*Requirements:* Retype exactly what runs from the first line of the data to the line with "const chart = echarts.init(document.getElementById('chart'));", keeping both of those lines and skipping pictures.
▼▼▼
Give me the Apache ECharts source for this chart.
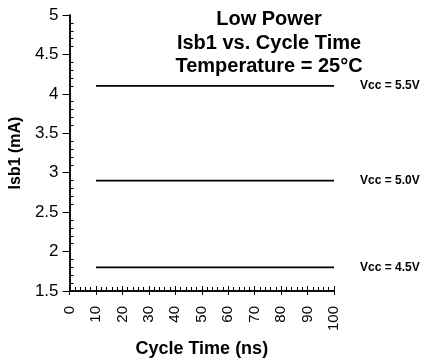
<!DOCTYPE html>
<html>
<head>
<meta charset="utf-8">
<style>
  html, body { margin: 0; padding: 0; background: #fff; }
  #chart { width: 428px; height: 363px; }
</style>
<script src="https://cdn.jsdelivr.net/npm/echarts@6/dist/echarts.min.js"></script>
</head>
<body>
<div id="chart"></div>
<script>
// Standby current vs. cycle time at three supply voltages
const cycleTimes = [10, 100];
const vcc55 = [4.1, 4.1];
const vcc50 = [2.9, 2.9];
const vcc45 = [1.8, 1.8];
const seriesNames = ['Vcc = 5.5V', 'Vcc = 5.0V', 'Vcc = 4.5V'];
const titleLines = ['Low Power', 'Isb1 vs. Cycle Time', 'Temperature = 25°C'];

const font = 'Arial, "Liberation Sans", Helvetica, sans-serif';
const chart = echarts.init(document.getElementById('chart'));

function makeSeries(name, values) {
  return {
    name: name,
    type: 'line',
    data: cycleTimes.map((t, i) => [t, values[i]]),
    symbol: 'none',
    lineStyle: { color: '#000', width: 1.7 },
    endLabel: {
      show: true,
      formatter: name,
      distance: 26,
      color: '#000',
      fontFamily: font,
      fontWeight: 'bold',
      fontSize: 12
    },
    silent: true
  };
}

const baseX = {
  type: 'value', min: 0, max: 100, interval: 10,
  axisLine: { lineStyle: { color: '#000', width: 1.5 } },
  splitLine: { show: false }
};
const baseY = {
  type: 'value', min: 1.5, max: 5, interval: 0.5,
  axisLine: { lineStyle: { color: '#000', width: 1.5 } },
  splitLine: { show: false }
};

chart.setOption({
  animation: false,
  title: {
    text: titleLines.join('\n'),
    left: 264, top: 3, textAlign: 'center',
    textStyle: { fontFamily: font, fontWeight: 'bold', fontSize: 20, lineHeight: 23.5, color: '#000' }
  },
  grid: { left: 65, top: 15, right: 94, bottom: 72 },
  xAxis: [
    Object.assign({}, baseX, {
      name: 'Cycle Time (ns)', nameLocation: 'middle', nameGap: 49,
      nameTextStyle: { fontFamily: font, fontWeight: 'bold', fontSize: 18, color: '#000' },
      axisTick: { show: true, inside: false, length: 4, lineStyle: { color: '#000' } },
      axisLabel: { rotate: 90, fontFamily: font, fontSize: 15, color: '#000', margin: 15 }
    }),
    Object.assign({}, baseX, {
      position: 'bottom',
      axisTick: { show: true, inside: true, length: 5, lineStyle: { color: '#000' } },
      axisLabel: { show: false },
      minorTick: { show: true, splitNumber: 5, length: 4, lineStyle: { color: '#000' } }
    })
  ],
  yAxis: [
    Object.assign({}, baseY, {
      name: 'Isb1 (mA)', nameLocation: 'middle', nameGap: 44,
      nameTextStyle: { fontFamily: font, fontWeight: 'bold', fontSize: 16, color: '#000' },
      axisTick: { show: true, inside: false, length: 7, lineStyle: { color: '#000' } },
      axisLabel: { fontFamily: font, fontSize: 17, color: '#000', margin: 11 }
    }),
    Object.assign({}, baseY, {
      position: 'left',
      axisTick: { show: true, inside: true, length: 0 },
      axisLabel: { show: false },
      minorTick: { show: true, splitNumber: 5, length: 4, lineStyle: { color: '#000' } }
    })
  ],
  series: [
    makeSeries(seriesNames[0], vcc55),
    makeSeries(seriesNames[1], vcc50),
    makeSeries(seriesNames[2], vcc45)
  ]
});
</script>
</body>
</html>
▲▲▲
*Exercise result:*
Give me the Apache ECharts source for this chart.
<!DOCTYPE html>
<html>
<head>
<meta charset="utf-8">
<style>
  html, body { margin: 0; padding: 0; background: #fff; }
  #chart { width: 428px; height: 363px; }
</style>
<script src="https://cdn.jsdelivr.net/npm/echarts@6/dist/echarts.min.js"></script>
</head>
<body>
<div id="chart"></div>
<script>
// Standby current vs. cycle time at three supply voltages
const cycleTimes = [10, 100];
const vcc55 = [4.1, 4.1];
const vcc50 = [2.9, 2.9];
const vcc45 = [1.8, 1.8];
const seriesNames = ['Vcc = 5.5V', 'Vcc = 5.0V', 'Vcc = 4.5V'];
const titleLines = ['Low Power', 'Isb1 vs. Cycle Time', 'Temperature = 25°C'];

const font = 'Arial, "Liberation Sans", Helvetica, sans-serif';
const chart = echarts.init(document.getElementById('chart'));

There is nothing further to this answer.